Il licenziamento intimato per giusta causa o giustificato motivo è efficace fino a quando non intervenga sentenza di annullamento ex art. 18 Sta. Lav. con la conseguenza che il secondo licenziamento intimato prima dell'annullamento del primo è privo di oggetto non essendoci più il rapporto di lavoro (Cass. 18/05/2005 n.10394).
Secondo la Corte di Cassazione l'art. 18, primo comma, della legge n. 300/1970 qualifica espressamente come sentenza di annullamento la pronuncia di invalidazione del licenziamento perché privo di giusta causa o giustificato motivo; si tratta quindi di sentenza costituiva che, secondo i principi generali, modifica una situazione preesistente, nel senso di togliere validità al negozio annullato; prima della sentenza di annullamento questo produce regolarmente i suoi effetti, a differenza del negozio nullo, ma tali effetti vengono meno a seguito della sentenza.
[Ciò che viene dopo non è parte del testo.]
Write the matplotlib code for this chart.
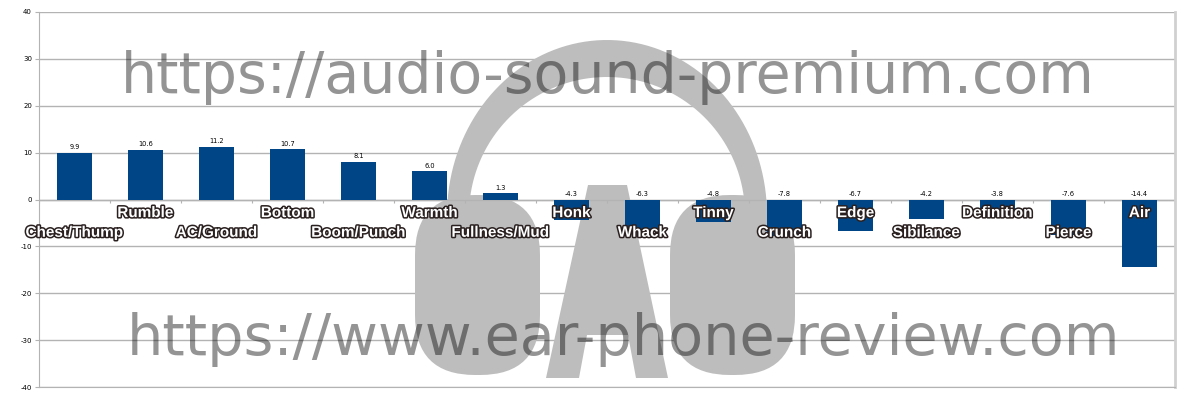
import matplotlib
matplotlib.use("Agg")
import matplotlib.pyplot as plt
import matplotlib.patheffects as pe
from matplotlib.transforms import Affine2D
from matplotlib.patches import PathPatch, FancyBboxPatch
from matplotlib.path import Path
import numpy as np

categories = ["Chest/Thump", "Rumble", "AC/Ground", "Bottom", "Boom/Punch", "Warmth",
              "Fullness/Mud", "Honk", "Whack", "Tinny", "Crunch", "Edge", "Sibilance",
              "Definition", "Pierce", "Air"]
values = [9.9, 10.6, 11.2, 10.7, 8.1, 6.0, 1.3, -4.3, -6.3, -4.8, -7.8, -6.7, -4.2, -3.8, -7.6, -14.4]
yticks = [-40, -30, -20, -10, 0, 10, 20, 30, 40]
watermark_top = "https://audio-sound-premium.com"
watermark_bottom = "https://www.ear-phone-review.com"

W, H = 1200, 400
fig = plt.figure(figsize=(12, 4), dpi=100)
ax = fig.add_axes([39 / W, 13 / H, (1175 - 39) / W, (388 - 13) / H])

x = np.arange(len(categories))
ax.set_xlim(-0.5, len(categories) - 0.5)
ax.set_ylim(-40, 40)
ax.set_yticks(yticks)
ax.set_yticklabels([str(v) for v in yticks], fontsize=5)
ax.tick_params(axis="y", length=3, width=0.8, color="#b3b3b3", pad=2)
ax.set_xticks([])
ax.grid(axis="y", color="#b3b3b3", linewidth=1, zorder=0)
ax.set_axisbelow(True)
ax.spines["top"].set_visible(False)
ax.spines["left"].set_color("#b3b3b3")
ax.spines["bottom"].set_color("#b3b3b3")
ax.spines["right"].set_color("#d0d0d0")
ax.spines["right"].set_linewidth(2)

# zero line and boundary ticks
ax.axhline(0, color="#b3b3b3", linewidth=1, zorder=2)
ax.vlines(np.arange(len(categories) + 1) - 0.5, -0.7, 0, color="#b3b3b3", linewidth=0.8, zorder=2)

# watermark in pixel coordinates (top-left origin)
T = Affine2D().scale(1, -1).translate(0, H)
logo_kw = dict(facecolor="#bdbdbd", edgecolor="none", transform=T, zorder=1.5, clip_on=False)

# headband (elliptic annulus, upper part)
th = np.linspace(np.pi, 0, 80)
cx, cy = 607, 215
ox, oy = 160, 175
ix, iy = 138, 138
outer = [(cx + ox * np.cos(t), cy - oy * np.sin(t)) for t in th]
inner = [(cx + ix * np.cos(t), cy - iy * np.sin(t)) for t in th[::-1]]
band_pts = outer + [(cx + ox, cy + 25), (cx + ix, cy + 25)] + inner + [(cx - ix, cy + 25), (cx - ox, cy + 25), outer[0]]
codes = [Path.MOVETO] + [Path.LINETO] * (len(band_pts) - 2) + [Path.CLOSEPOLY]
ax.add_patch(PathPatch(Path(band_pts, codes), **logo_kw))

# ear cups
ax.add_patch(FancyBboxPatch((430, 210), 95, 150, boxstyle="round,pad=15,rounding_size=60", **logo_kw))
ax.add_patch(FancyBboxPatch((685, 210), 95, 150, boxstyle="round,pad=15,rounding_size=60", **logo_kw))

# letter A
outerA = [(588, 185), (627, 185), (668, 378), (636, 378), (628, 335), (587, 335), (579, 378), (546, 378), (588, 185)]
counter = [(607, 222), (626, 300), (589, 300), (607, 222)]
vertsA = outerA + counter
codesA = ([Path.MOVETO] + [Path.LINETO] * (len(outerA) - 2) + [Path.CLOSEPOLY] +
          [Path.MOVETO] + [Path.LINETO] * (len(counter) - 2) + [Path.CLOSEPOLY])
ax.add_patch(PathPatch(Path(vertsA, codesA), **logo_kw))

ax.text(608, 93, watermark_top, transform=T, ha="center", va="baseline", fontsize=41,
        family="DejaVu Sans", color="black", alpha=0.42, zorder=1.6, clip_on=False)
ax.text(623, 355, watermark_bottom, transform=T, ha="center", va="baseline", fontsize=41.2,
        family="DejaVu Sans", color="black", alpha=0.42, zorder=1.6, clip_on=False)

# bars
ax.bar(x, values, width=0.5, color="#004586", zorder=3)

# value labels
for xi, v in zip(x, values):
    ypos = v + 0.6 if v > 0 else 0.6
    ax.text(xi, ypos, f"{v:.1f}", ha="center", va="bottom", fontsize=4.8, color="black", zorder=4)

# category labels (alternating rows)
for xi, c in zip(x, categories):
    yy = -7.1 if xi % 2 == 0 else -2.9
    ax.text(xi, yy, c, ha="center", va="center", fontsize=11, family="Liberation Sans",
            fontweight="bold", color="white", zorder=5,
            path_effects=[pe.withStroke(linewidth=2.2, foreground="#2a2020")])

fig.savefig("out.png", dpi=100)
L'annullamento invece ha efficacia retroattiva (ex tunc), eliminando gli effetti prodotti dal negozio annullabile, precedentemente posto in essere, come se questi non si fossero mai verificati; in applicazione di tali principi deve ritenersi che la sopra citata formula adottata dall'art. 18, primo comma, della legge n. 300 del 1970 implichi necessariamente la conclusione che il licenziamento privo di giusta causa o giustificato motivo sia un negozio annullabile, con l'ulteriore conseguenza che esso produce i suoi effetti (cessazione del rapporto di lavoro) fino a quando non intervenga la sentenza che, in accoglimento dell'azione proposta dal lavoratore, lo annulli. Ne deriva che un successivo licenziamento, intimato in corso di causa e prima della sentenza che disponga la reintegrazione del lavoratore nel posto di lavoro, deve considerarsi privo di ogni effetto per l'impossibilità di adempiere alla sua funzione, attesa l'insussistenza di un rapporto di lavoro in atto; l'effetto retroattivo della sentenza che accerti l'illegittimità del primo licenziamento, non vale a fare acquisire efficacia al nuovo licenziamento, operando la retroattività solo in relazione alla ricostituzione del rapporto e non anche ai comportamenti o manifestazioni di volontà datoriali verificatisi nell'arco di tempo in cui il rapporto di lavoro era cessato.